Scan the entries and tally the lines that include the string "this". Reply with the figure alone.

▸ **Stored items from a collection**
════
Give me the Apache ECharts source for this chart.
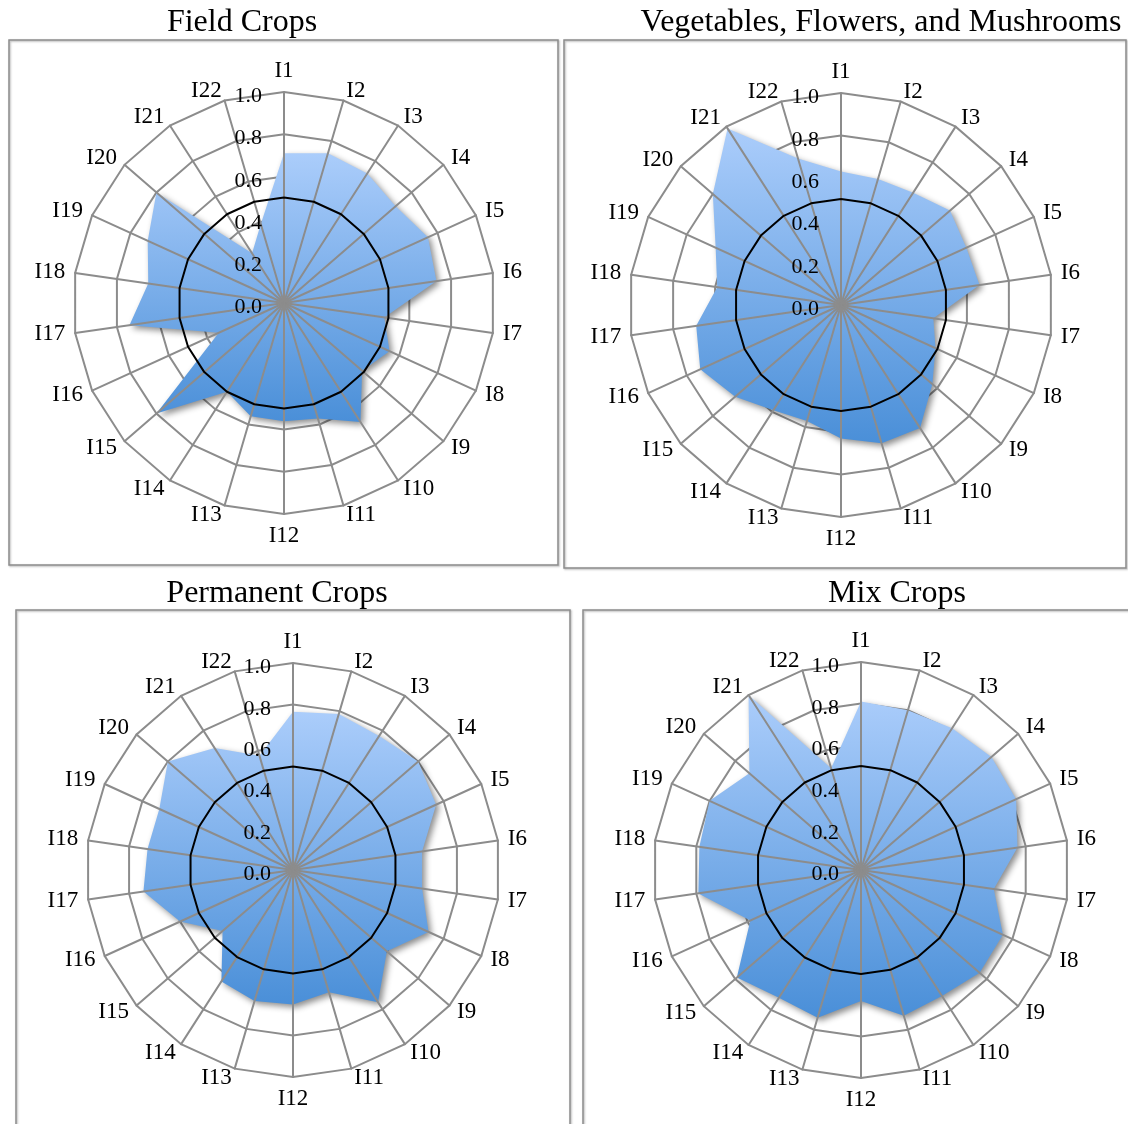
<!DOCTYPE html>
<html>
<head>
<meta charset="utf-8">
<title>Indicator profiles by crop type</title>
<script src="https://cdn.jsdelivr.net/npm/echarts@6/dist/echarts.min.js"></script>
<style>
  html, body { margin: 0; padding: 0; background: #ffffff; }
  #chart { width: 1128px; height: 1124px; }
</style>
</head>
<body>
<div id="chart"></div>
<script>
// Indicator names, listed clockwise from the top
const indicators = ['I1', 'I2', 'I3', 'I4', 'I5', 'I6', 'I7', 'I8', 'I9', 'I10', 'I11',
                    'I12', 'I13', 'I14', 'I15', 'I16', 'I17', 'I18', 'I19', 'I20', 'I21', 'I22'];

// Panel titles
const panelTitles = ['Field Crops', 'Vegetables, Flowers, and Mushrooms', 'Permanent Crops', 'Mix Crops'];

// Scores per indicator (I1..I22) for each crop type
const fieldCrops = [0.71, 0.74, 0.73, 0.70, 0.75, 0.73, 0.48, 0.55, 0.49, 0.67, 0.57,
                    0.56, 0.56, 0.50, 0.80, 0.34, 0.74, 0.65, 0.71, 0.80, 0.28, 0.39];
const vegetables = [0.63, 0.62, 0.63, 0.68, 0.65, 0.66, 0.44, 0.49, 0.57, 0.69, 0.68,
                    0.63, 0.57, 0.59, 0.66, 0.73, 0.69, 0.59, 0.65, 0.80, 0.99, 0.72];
const permanentCrops = [0.765, 0.785, 0.77, 0.80, 0.76, 0.63, 0.63, 0.72, 0.60, 0.76, 0.615,
                        0.65, 0.66, 0.64, 0.45, 0.60, 0.73, 0.71, 0.71, 0.80, 0.70, 0.575];
const mixCrops = [0.81, 0.80, 0.81, 0.83, 0.82, 0.76, 0.645, 0.75, 0.755, 0.72, 0.73,
                  0.63, 0.74, 0.73, 0.79, 0.585, 0.79, 0.785, 0.80, 0.71, 1.0, 0.51];

// Reference level drawn as the black ring
const referenceLevel = [0.5, 0.5, 0.5, 0.5, 0.5, 0.5, 0.5, 0.5, 0.5, 0.5, 0.5,
                        0.5, 0.5, 0.5, 0.5, 0.5, 0.5, 0.5, 0.5, 0.5, 0.5, 0.5];

// Radial scale
const scaleMin = 0;
const scaleMax = 1;
const scaleSteps = 5;

const seriesValues = [fieldCrops, vegetables, permanentCrops, mixCrops];

// ECharts lays radar indicators out counter-clockwise, so keep I1 on top
// and feed the rest in reverse to read clockwise.
const order = [0].concat(indicators.map(function (_, i) { return i; }).slice(1).reverse());
function clockwise(arr) { return order.map(function (k) { return arr[k]; }); }

// Panel layout: radar centre/radius, frame rectangle and title anchor
const panels = [
  { center: [284, 303], radius: 211, frame: [9, 40, 549, 525],   titleAt: [242, 23] },
  { center: [841, 305], radius: 212, frame: [564, 40, 562, 528], titleAt: [881, 23] },
  { center: [293, 870], radius: 207, frame: [16, 610, 554, 530], titleAt: [277, 594] },
  { center: [861, 870], radius: 208, frame: [583, 610, 560, 530], titleAt: [897, 594] }
];

const FONT = '"Liberation Serif", "Times New Roman", serif';
const GRID = '#8c8c8c';

function indicatorList(withLabel) {
  return clockwise(indicators).map(function (name, i) {
    const ind = { name: name, min: scaleMin, max: scaleMax };
    if (withLabel && i === 0) ind.axisLabel = { show: true };
    return ind;
  });
}

// Rings sit under the filled area.
function ringLayer(p) {
  return {
    center: p.center,
    radius: p.radius,
    startAngle: 90,
    shape: 'polygon',
    splitNumber: scaleSteps,
    z: 1,
    indicator: indicatorList(false),
    axisName: { show: false },
    axisLine: { show: false },
    splitLine: { lineStyle: { color: GRID, width: 2 } },
    splitArea: { show: false },
    axisTick: { show: false },
    axisLabel: { show: false }
  };
}

// Spokes, indicator names and the value labels sit over the filled area.
function spokeLayer(p) {
  return {
    center: p.center,
    radius: p.radius,
    startAngle: 90,
    shape: 'polygon',
    splitNumber: scaleSteps,
    z: 3,
    nameGap: 10,
    axisName: { color: '#000', fontFamily: FONT, fontSize: 23 },
    indicator: indicatorList(true),
    axisLine: { lineStyle: { color: GRID, width: 2 } },
    splitLine: { show: false },
    splitArea: { show: false },
    axisTick: { show: false },
    axisLabel: {
      show: false,
      color: '#000',
      fontFamily: FONT,
      fontSize: 22,
      margin: 22,
      formatter: function (v) { return '{t|' + Number(v).toFixed(1) + '}'; },
      rich: {
        t: { color: '#000', fontFamily: FONT, fontSize: 22, padding: [9, 0, 0, 0] }
      }
    }
  };
}

const fillGradient = new echarts.graphic.LinearGradient(0, 0, 0, 1, [
  { offset: 0, color: '#abcdfb' },
  { offset: 1, color: '#4a8fd8' }
]);

// radar 0..3: rings, radar 4..7: spokes
const radars = panels.map(ringLayer).concat(panels.map(spokeLayer));
const series = [];
seriesValues.forEach(function (vals, i) {
  series.push({
    type: 'radar',
    radarIndex: i,
    z: 2,
    silent: true,
    symbol: 'none',
    lineStyle: { width: 0, opacity: 0 },
    areaStyle: {
      color: fillGradient,
      opacity: 1,
      shadowBlur: 6,
      shadowOffsetX: 3,
      shadowOffsetY: 3,
      shadowColor: 'rgba(0,0,0,0.45)'
    },
    data: [{ value: clockwise(vals), name: panelTitles[i] }]
  });
  series.push({
    type: 'radar',
    radarIndex: i,
    z: 4,
    silent: true,
    symbol: 'none',
    lineStyle: { color: '#000', width: 2 },
    data: [{ value: clockwise(referenceLevel) }]
  });
});

const graphics = [];
panels.forEach(function (p, i) {
  graphics.push({
    type: 'rect',
    silent: true,
    z: -1,
    shape: { x: p.frame[0], y: p.frame[1], width: p.frame[2], height: p.frame[3] },
    style: {
      fill: 'none', stroke: '#8c8c8c', lineWidth: 1.5,
      shadowBlur: 2, shadowOffsetX: 1, shadowOffsetY: 1, shadowColor: 'rgba(0,0,0,0.3)'
    }
  });
  graphics.push({
    type: 'text',
    silent: true,
    x: p.titleAt[0],
    y: p.titleAt[1],
    style: {
      text: panelTitles[i],
      fill: '#000',
      font: '32px ' + FONT,
      textAlign: 'center',
      textVerticalAlign: 'middle'
    }
  });
});

const chart = echarts.init(document.getElementById('chart'), null, { renderer: 'canvas' });
chart.setOption({
  backgroundColor: '#ffffff',
  animation: false,
  radar: radars,
  series: series,
  graphic: graphics
});
</script>
</body>
</html>
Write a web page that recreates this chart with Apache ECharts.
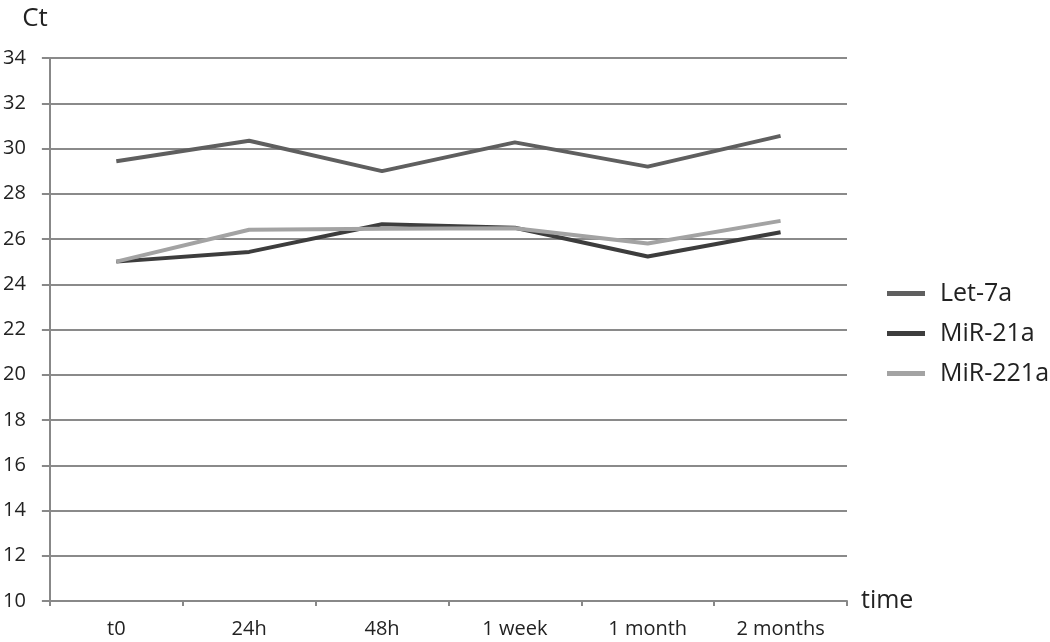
<!DOCTYPE html>
<html>
<head>
<meta charset="utf-8">
<script src="https://cdn.jsdelivr.net/npm/echarts@6/dist/echarts.min.js"></script>
<style>html,body{margin:0;padding:0;background:#fff}#c{width:1050px;height:642px}</style>
</head>
<body>
<div id="c"></div>
<script>
const categories = ['t0', '24h', '48h', '1 week', '1 month', '2 months'];
const let7a = [29.44, 30.34, 29.0, 30.27, 29.2, 30.56];
const mir21a = [25.0, 25.43, 26.65, 26.5, 25.23, 26.3];
const mir221a = [25.0, 26.41, 26.45, 26.48, 25.8, 26.8];
const yTicks = {min: 10, max: 34, interval: 2};

const chart = echarts.init(document.getElementById('c'));
const font = '"Open Sans", "Noto Sans", sans-serif';
function line(name, data, color) {
  return {name, type: 'line', data, symbol: 'none', lineStyle: {color, width: 4}, itemStyle: {color}};
}
chart.setOption({
  animation: false,
  textStyle: {fontFamily: font},
  grid: {left: 49, right: 203, top: 58, bottom: 41, containLabel: false},
  legend: {
    orient: 'vertical', left: 882, top: 276, itemWidth: 38, itemHeight: 5, itemGap: 15,
    icon: 'rect',
    textStyle: {fontSize: 25, color: '#222', fontFamily: font, padding: [0, 0, 0, 10]},
    data: ['Let-7a', 'MiR-21a', 'MiR-221a']
  },
  xAxis: {
    type: 'category', data: categories, boundaryGap: true,
    name: 'time', nameLocation: 'end', nameGap: 14,
    nameTextStyle: {fontSize: 25, color: '#222', verticalAlign: 'middle', padding: [8, 0, 0, 0]},
    axisLine: {lineStyle: {color: '#888', width: 2}},
    axisTick: {show: true, length: 5, lineStyle: {color: '#888', width: 2}, alignWithLabel: false},
    axisLabel: {fontSize: 20, color: '#222', margin: 18}
  },
  yAxis: {
    type: 'value', min: yTicks.min, max: yTicks.max, interval: yTicks.interval,
    name: 'Ct', nameLocation: 'end', nameGap: 26,
    nameTextStyle: {fontSize: 26, color: '#222', align: 'right', padding: [0, 2, 0, 0]},
    axisLine: {show: true, lineStyle: {color: '#888', width: 2}},
    axisTick: {show: true, length: 8, lineStyle: {color: '#888', width: 2}},
    axisLabel: {fontSize: 20, color: '#222', margin: 24},
    splitLine: {lineStyle: {color: '#8a8a8a', width: 2}}
  },
  series: [
    line('Let-7a', let7a, '#5f5f5f'),
    line('MiR-21a', mir21a, '#3d3d3d'),
    line('MiR-221a', mir221a, '#a3a3a3')
  ]
});
</script>
</body>
</html>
════
▸ **Response**
2